On a scale of concern for the election’s results, 32 percent were “moderately concerned” about the results of the election. 29 percent were “very concerned,” 17 were “slightly concerned,” and 19 do not care at all.

Those figures of course reflect the problem with all polling: the population already interested in the topic feels more compelled to take the survey, possibly skewing the votes to reflect a population more enthusiastic than the whole of OU.

Yet some trends are apparent, and may be less obvious than a college town’s love of free food. For example, Students who forgot or didn’t care to vote last year were 63 percent more likely to vote for FUSS and only 32 percent more likely to vote VOICE.

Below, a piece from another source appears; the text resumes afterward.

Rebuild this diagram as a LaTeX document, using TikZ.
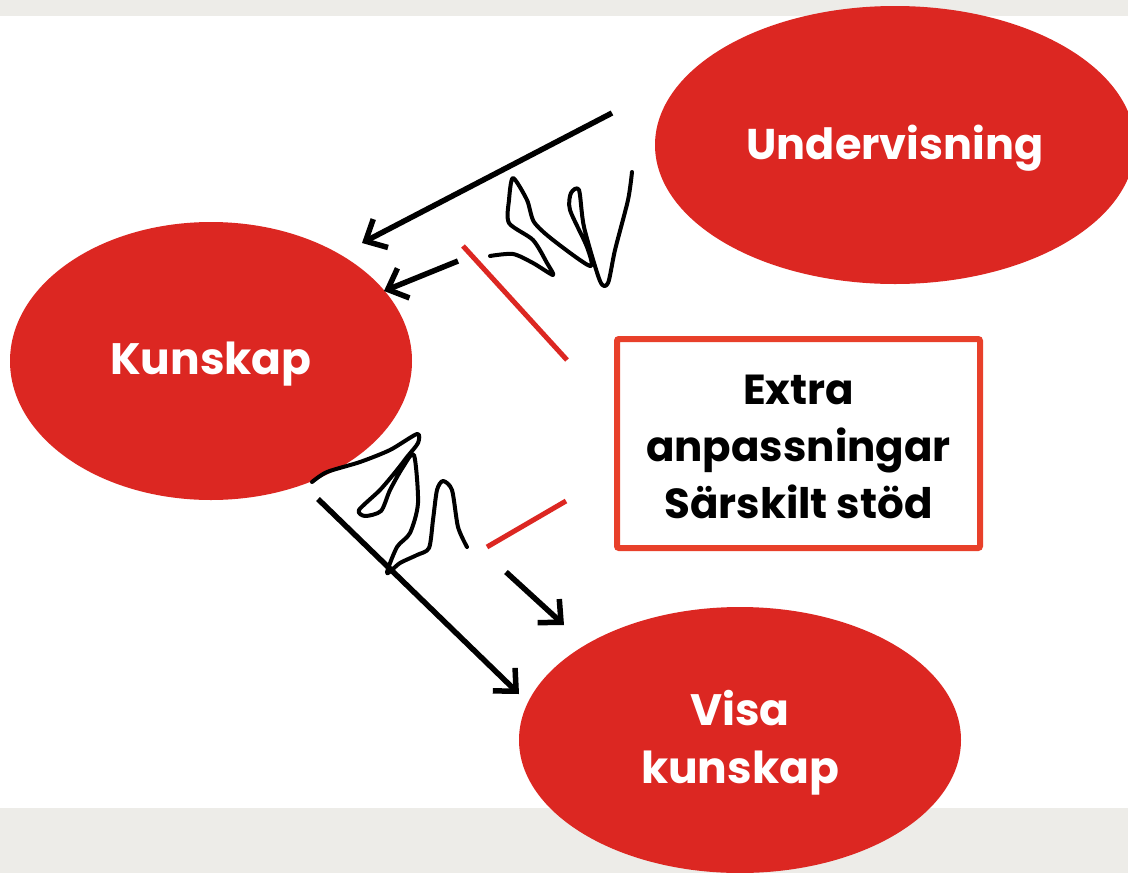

Supporters of FUSS were overall more enthusiastic. They were dominantly “very concerned” (at 41 percent), while VOICE supporters were mostly “moderately concerned” at 43 percent.

This could fare well for FUSS if they rally up enough concerned voters, or limit their voting pool mainly to students actively concerned with items like tuition freeze. This makes sense, as many FUSS supporters are passionate in OU’s student protest circles.

“I strongly oppose the guaranteed tuition hike model and want an exec board that will fight it actively,” one student said. “Also, in general I want the exec board to really go to bat for student interests, and I trust FUSS to do that over VOICE.”

VOICE’s strength is, of course, experience between the members of the exec board. Some students who even believe in FUSS’s enthusiasm may still question their ability to put ideas in motion.

“I think experience is important in an organization like student senate because whoever is in office there is a lot of bureaucratic crap to go through,” said one student. “It will take a while for new people to learn it and during this time the students lose effective representation.”

Students may be less surprised that individuals who voted for third party Jared Henderson as president last year are more likely to vote for FUSS this year. The split between past voters of REACH and yOU was split evenly.

Polled students do plan on voting, at 78 percent.

But too much optimism for voter turnout may be unfounded. The New Political reported last year a voter turnout of about 2,000 students, just half of the 4,000 who voted the year prior. OU’s undergraduate population settles around 17,000.

Some students’ responses reflected a disenchanted feeling to the whole process, therefore waning any motivation to vote.

“Neither one of the parties can do anything to fix the state of senate. Senate is irrelevant and if this past year is any indication of years to come,” said one student. “They will just continue to spend students money on themselves and events only senate goes to.”

Other responses reflected a lack of education needed to pick between the two, or even high hopes for a combination of ideas from a mixed ticket.

“I like FUSS’ core ideas with VOICE’s flair to get attention as well as they’re recreational ideas,” one student said. “I think a combination would be best. FUSS for the important aspects and VOICE for the promotional and attention grabbing things.”

Candidates will undoubtedly bring their A-games to the April 18. And if they happen to have any free food on hand, that can’t hurt, either.